**Goal of the exercise**
Starting at the top of the listing, extract every line up to and including the one with "var flukaData = flukaHU.map(function". Pictures stay out of the copy.

**Data**

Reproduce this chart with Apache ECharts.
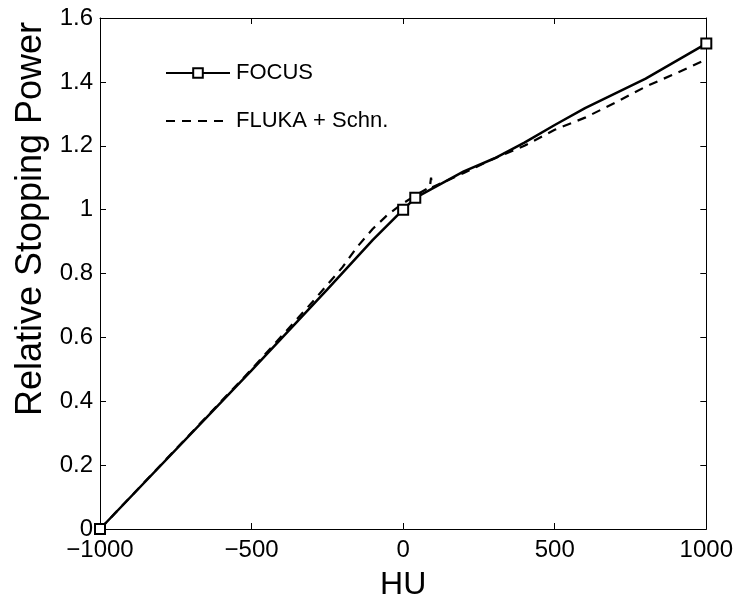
<!DOCTYPE html>
<html>
<head>
<meta charset="utf-8">
<script src="https://cdn.jsdelivr.net/npm/echarts@6/dist/echarts.min.js"></script>
<style>html,body{margin:0;padding:0;background:#fff}#c{width:736px;height:606px}</style>
</head>
<body>
<div id="c"></div>
<script>
// Data (HU, relative stopping power)
var focusHU   = [-1000, -500, -250, -100, 0, 40, 200, 300, 400, 500, 600, 800, 1000];
var focusRSP  = [0, 0.497, 0.75, 0.905, 1.0, 1.037, 1.12, 1.16, 1.21, 1.265, 1.318, 1.41, 1.52];
var focusMarked = [true, false, false, false, true, true, false, false, false, false, false, false, true];

var flukaHU  = [-1000, -500, -300, -200, -150, -100, -50, 0, 50, 88, 92, 96, 200, 300, 400, 500, 600, 700, 800, 900, 1000];
var flukaRSP = [0, 0.5, 0.71, 0.82, 0.885, 0.94, 0.985, 1.02, 1.05, 1.07, 1.10, 1.07, 1.115, 1.16, 1.20, 1.25, 1.288, 1.335, 1.385, 1.427, 1.47];

var xTicks = [-1000, -500, 0, 500, 1000];
var yTicks = [0, 0.2, 0.4, 0.6, 0.8, 1, 1.2, 1.4, 1.6];

var seriesNames = ['FOCUS', 'FLUKA + Schn.'];
var xName = 'HU';
var yName = 'Relative Stopping Power';
var font = 'Liberation Sans, Arial, Helvetica, sans-serif';

var focusData = focusHU.map(function (h, i) {
  return focusMarked[i] ? { value: [h, focusRSP[i]] } : { value: [h, focusRSP[i]], symbol: 'none' };
});
var flukaData = flukaHU.map(function (h, i) { return [h, flukaRSP[i]]; });

var chart = echarts.init(document.getElementById('c'), null, { renderer: 'canvas' });
function axisCommon() {
  return {
    axisLine: { show: true, onZero: false, lineStyle: { color: '#000', width: 1 } },
    axisTick: { show: true, inside: true, length: 6, lineStyle: { color: '#000' } },
    splitLine: { show: false }
  };
}
chart.setOption({
  animation: false,
  backgroundColor: '#fff',
  grid: { left: 100, right: 27, top: 18, bottom: 73, containLabel: false },
  legend: {
    left: 160, top: 57, orient: 'vertical', itemGap: 26,
    itemWidth: 64, itemHeight: 12,
    textStyle: { fontFamily: font, fontSize: 22, color: '#000', padding: [0, 0, 0, 1] },
    data: [
      { name: seriesNames[0] },
      { name: seriesNames[1], itemStyle: { opacity: 0 } }
    ]
  },
  graphic: [{
    type: 'text', x: 31, y: 219, rotation: Math.PI / 2,
    style: { text: yName, fontFamily: font, fontSize: 36, fill: '#000', align: 'center', verticalAlign: 'middle' }
  }],
  xAxis: [
    Object.assign(axisCommon(), {
      type: 'value', min: -1000, max: 1000, interval: 500, position: 'bottom',
      name: xName, nameLocation: 'middle', nameGap: 40,
      nameTextStyle: { fontFamily: font, fontSize: 32, color: '#000' },
      axisLabel: { fontFamily: font, fontSize: 24, color: '#000', margin: 9,
        formatter: function (v) { return String(v).replace('-', '\u2212'); } }
    }),
    Object.assign(axisCommon(), {
      type: 'value', min: -1000, max: 1000, interval: 500, position: 'top',
      axisLabel: { show: false }
    })
  ],
  yAxis: [
    Object.assign(axisCommon(), {
      type: 'value', min: 0, max: 1.6, interval: 0.2, position: 'left',
      axisLabel: { fontFamily: font, fontSize: 24, color: '#000', margin: 7,
        formatter: function (v) { return String(Math.round(v * 10) / 10); } }
    }),
    Object.assign(axisCommon(), {
      type: 'value', min: 0, max: 1.6, interval: 0.2, position: 'right',
      axisLabel: { show: false }
    })
  ],
  series: [
    {
      name: seriesNames[0], type: 'line', data: focusData,
      symbol: 'rect', symbolSize: 10, showSymbol: true,
      lineStyle: { color: '#000', width: 2.5, type: 'solid' },
      itemStyle: { color: '#fff', borderColor: '#000', borderWidth: 2 },
      z: 3
    },
    {
      name: seriesNames[1], type: 'line', data: flukaData,
      symbol: 'none', showSymbol: false,
      lineStyle: { color: '#000', width: 2.2, type: [9, 7] },
      itemStyle: { color: '#000' },
      z: 2
    }
  ]
});
</script>
</body>
</html>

**Exercise answer**
Reproduce this chart with Apache ECharts.
<!DOCTYPE html>
<html>
<head>
<meta charset="utf-8">
<script src="https://cdn.jsdelivr.net/npm/echarts@6/dist/echarts.min.js"></script>
<style>html,body{margin:0;padding:0;background:#fff}#c{width:736px;height:606px}</style>
</head>
<body>
<div id="c"></div>
<script>
// Data (HU, relative stopping power)
var focusHU   = [-1000, -500, -250, -100, 0, 40, 200, 300, 400, 500, 600, 800, 1000];
var focusRSP  = [0, 0.497, 0.75, 0.905, 1.0, 1.037, 1.12, 1.16, 1.21, 1.265, 1.318, 1.41, 1.52];
var focusMarked = [true, false, false, false, true, true, false, false, false, false, false, false, true];

var flukaHU  = [-1000, -500, -300, -200, -150, -100, -50, 0, 50, 88, 92, 96, 200, 300, 400, 500, 600, 700, 800, 900, 1000];
var flukaRSP = [0, 0.5, 0.71, 0.82, 0.885, 0.94, 0.985, 1.02, 1.05, 1.07, 1.10, 1.07, 1.115, 1.16, 1.20, 1.25, 1.288, 1.335, 1.385, 1.427, 1.47];

var xTicks = [-1000, -500, 0, 500, 1000];
var yTicks = [0, 0.2, 0.4, 0.6, 0.8, 1, 1.2, 1.4, 1.6];

var seriesNames = ['FOCUS', 'FLUKA + Schn.'];
var xName = 'HU';
var yName = 'Relative Stopping Power';
var font = 'Liberation Sans, Arial, Helvetica, sans-serif';

var focusData = focusHU.map(function (h, i) {
  return focusMarked[i] ? { value: [h, focusRSP[i]] } : { value: [h, focusRSP[i]], symbol: 'none' };
});
var flukaData = flukaHU.map(function (h, i) { return [h, flukaRSP[i]]; });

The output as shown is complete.